I needn’t have worried.  As we drove through the suburbs into the heart of the city, the traffic dried up, billboards disappeared, and progressively more store-fronts were boarded up.  We parked outside of Wayne State University and biked into downtown.  It was my first time riding a fixed-gear, but it didn’t much matter: even the main, four-lane conduits were deserted.  In fact, entire skyscrapers stood vacant, except for the bottom levels which were occupied by restaurants with names like the “Hard Luck Cafe”.  Surrounding neighborhoods were equally surreal; narrow, three-story houses—built to slide into tightly packed rows of homes—stood alone, the last vestiges of entire blocks that had been bulldozed.  The median price for a house in Detroit is $7,800.

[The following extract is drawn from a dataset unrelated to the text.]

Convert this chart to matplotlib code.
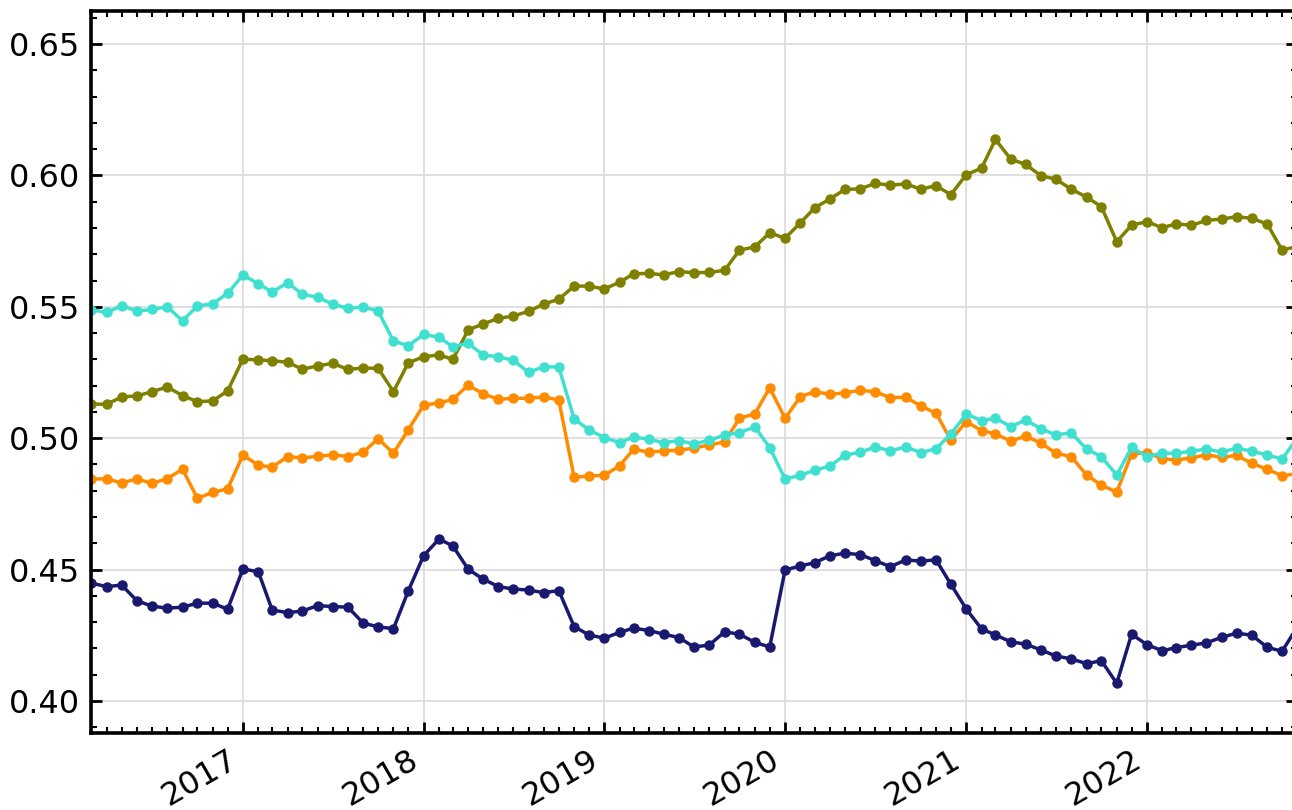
import numpy as np
import pandas as pd
import matplotlib
matplotlib.use("Agg")
import matplotlib.pyplot as plt
import matplotlib.dates as mdates
from matplotlib.ticker import MultipleLocator

# monthly series, 2016-03 .. 2022-11
dates = pd.date_range("2016-03-01", "2022-11-01", freq="MS")

turquoise = [0.5488, 0.5479, 0.5504, 0.5484, 0.5490, 0.5500, 0.5447, 0.5503, 0.5512, 0.5551,
             0.5621, 0.5588, 0.5556, 0.5592, 0.5548, 0.5536, 0.5511, 0.5494, 0.5500, 0.5484,
             0.5370, 0.5352, 0.5395, 0.5384, 0.5348, 0.5361, 0.5317, 0.5310, 0.5296, 0.5251,
             0.5272, 0.5271, 0.5073, 0.5032, 0.5002, 0.4983, 0.5005, 0.4996, 0.4983, 0.4991,
             0.4978, 0.4992, 0.5012, 0.5021, 0.5043, 0.4964, 0.4845, 0.4859, 0.4878, 0.4894,
             0.4936, 0.4946, 0.4967, 0.4952, 0.4967, 0.4945, 0.4960, 0.5016, 0.5092, 0.5067,
             0.5076, 0.5044, 0.5069, 0.5036, 0.5012, 0.5021, 0.4958, 0.4930, 0.4859, 0.4965,
             0.4930, 0.4943, 0.4943, 0.4950, 0.4959, 0.4947, 0.4962, 0.4951, 0.4936, 0.4921,
             0.5000]

orange = [0.4845, 0.4845, 0.4830, 0.4845, 0.4828, 0.4846, 0.4882, 0.4771, 0.4794, 0.4807,
          0.4936, 0.4897, 0.4890, 0.4930, 0.4925, 0.4931, 0.4937, 0.4930, 0.4947, 0.4998,
          0.4943, 0.5032, 0.5126, 0.5134, 0.5148, 0.5202, 0.5169, 0.5148, 0.5152, 0.5152,
          0.5157, 0.5145, 0.4851, 0.4856, 0.4859, 0.4895, 0.4958, 0.4947, 0.4952, 0.4954,
          0.4963, 0.4974, 0.4986, 0.5076, 0.5093, 0.5192, 0.5076, 0.5158, 0.5177, 0.5167,
          0.5173, 0.5182, 0.5177, 0.5154, 0.5156, 0.5123, 0.5095, 0.4993, 0.5063, 0.5029,
          0.5016, 0.4989, 0.5008, 0.4981, 0.4943, 0.4930, 0.4860, 0.4821, 0.4795, 0.4940,
          0.4945, 0.4922, 0.4917, 0.4925, 0.4937, 0.4927, 0.4935, 0.4904, 0.4882, 0.4857,
          0.4865]

olive = [0.5130, 0.5129, 0.5157, 0.5161, 0.5177, 0.5195, 0.5162, 0.5139, 0.5142, 0.5180,
         0.5301, 0.5298, 0.5295, 0.5289, 0.5263, 0.5275, 0.5285, 0.5262, 0.5267, 0.5266,
         0.5177, 0.5287, 0.5310, 0.5317, 0.5300, 0.5412, 0.5435, 0.5456, 0.5465, 0.5483,
         0.5511, 0.5529, 0.5579, 0.5579, 0.5568, 0.5594, 0.5626, 0.5627, 0.5622, 0.5634,
         0.5630, 0.5631, 0.5639, 0.5716, 0.5728, 0.5782, 0.5761, 0.5820, 0.5877, 0.5911,
         0.5947, 0.5949, 0.5970, 0.5963, 0.5968, 0.5948, 0.5961, 0.5927, 0.6003, 0.6028,
         0.6137, 0.6062, 0.6042, 0.5999, 0.5986, 0.5948, 0.5918, 0.5881, 0.5748, 0.5811,
         0.5824, 0.5801, 0.5816, 0.5810, 0.5829, 0.5834, 0.5843, 0.5837, 0.5815, 0.5716,
         0.5730]

navy = [0.4448, 0.4435, 0.4441, 0.4381, 0.4361, 0.4353, 0.4357, 0.4372, 0.4372, 0.4349,
        0.4502, 0.4492, 0.4346, 0.4336, 0.4342, 0.4363, 0.4359, 0.4357, 0.4296, 0.4282,
        0.4275, 0.4419, 0.4553, 0.4616, 0.4590, 0.4501, 0.4464, 0.4435, 0.4426, 0.4422,
        0.4412, 0.4420, 0.4283, 0.4251, 0.4239, 0.4261, 0.4277, 0.4268, 0.4254, 0.4241,
        0.4205, 0.4213, 0.4263, 0.4254, 0.4223, 0.4205, 0.4498, 0.4514, 0.4526, 0.4553,
        0.4562, 0.4557, 0.4534, 0.4511, 0.4537, 0.4532, 0.4537, 0.4444, 0.4350, 0.4274,
        0.4251, 0.4225, 0.4216, 0.4194, 0.4171, 0.4160, 0.4142, 0.4153, 0.4067, 0.4254,
        0.4214, 0.4191, 0.4203, 0.4212, 0.4221, 0.4242, 0.4258, 0.4250, 0.4204, 0.4189,
        0.4282]

fig = plt.figure(figsize=(12.92, 8.10), dpi=100)
ax = fig.add_axes([0.0708, 0.0951, 0.9334, 0.8913])

for vals, col in [(navy, "midnightblue"), (orange, "darkorange"),
                  (olive, "olive"), (turquoise, "turquoise")]:
    ax.plot(dates, vals, color=col, lw=2.5, marker="o", ms=6.5)

ax.set_xlim(dates[0], dates[-1])
ax.set_ylim(0.3878, 0.6626)

ax.xaxis.set_major_locator(mdates.YearLocator())
ax.xaxis.set_minor_locator(mdates.MonthLocator())
ax.xaxis.set_major_formatter(mdates.DateFormatter("%Y"))
ax.yaxis.set_major_locator(MultipleLocator(0.05))
ax.yaxis.set_minor_locator(MultipleLocator(0.01))
ax.yaxis.set_major_formatter(matplotlib.ticker.FormatStrFormatter("%.2f"))

ax.grid(True, which="major", color="#dddddd", lw=1.3)
ax.set_axisbelow(True)

ax.tick_params(which="both", direction="in", top=True, right=True, labelsize=23, pad=8)
ax.tick_params(which="major", length=8, width=2)
ax.tick_params(which="minor", length=4, width=1.5)
for s in ax.spines.values():
    s.set_linewidth(2.6)

plt.setp(ax.get_xticklabels(), rotation=30, ha="right")

fig.savefig("out.png", dpi=100)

I left Detroit without having talked to any of its residents, barring a drunk guy outside the hipster bike-shop we visited and the waitress at the Mexican restaurant where we ate dinner (Mexico Town, unlike the rest of Detroit, is booming).  But we weren’t there to see people; we were there to see research projects.  For a lot of sociologists, Detroit is a fascinating laboratory for the study of hyper-incarceration, ghettoization, and poverty in the globalized economy.  Personally, I’m more interested on the flip side of a city that bottoms out: when people are so clearly the losers of capitalism, what kind of alternatives start to sprout up?  Perhaps the only heartening thing I saw in Detroit was the proliferation of urban gardens; after all, at this point, why not garden? It almost never works out this way, but I’d at least like to believe that the people who have been most screwed by capitalism are also the most likely to turn on it and come up with an alternative.

I’d like to think that the critical perspective on poverty that we, as students, bring with us makes us different from the slum tourists who pay top-dollar to visit favelas in Rio de Janeiro or shantytowns outside Nairobi.  Much like watching NASCAR races only for the crashes, there is something foul about being a voyeur of human suffering.  And yet while I’d never visit slums in Mumbai as a tourist, I can certainly imagine going there as a researcher—and, to be honest, I’m not entirely sure there is that much of a distinction between the two.

My two years at Oxford has left me incredibly skeptical of the power of academic research to be a force for change.  That’s not to say that all academic research is politically disengaged, but most of it certainly is.  More than that, I’ve realized that studying human suffering is not the same as solving it, even though we often pretend that one bleeds naturally into the other.  Weirdly, though, I find myself at peace with this.  Detroit may not, in fact, be mine to fix, but I still find it fascinating, and would love to study it.  If they’ll have me, I suppose.

One thought on “Porn, for Sociologists

  1. Isn’t the bike that I got from you a single speed?

    Also, 7800 dollars? Wow. My mom couldn’t believe it.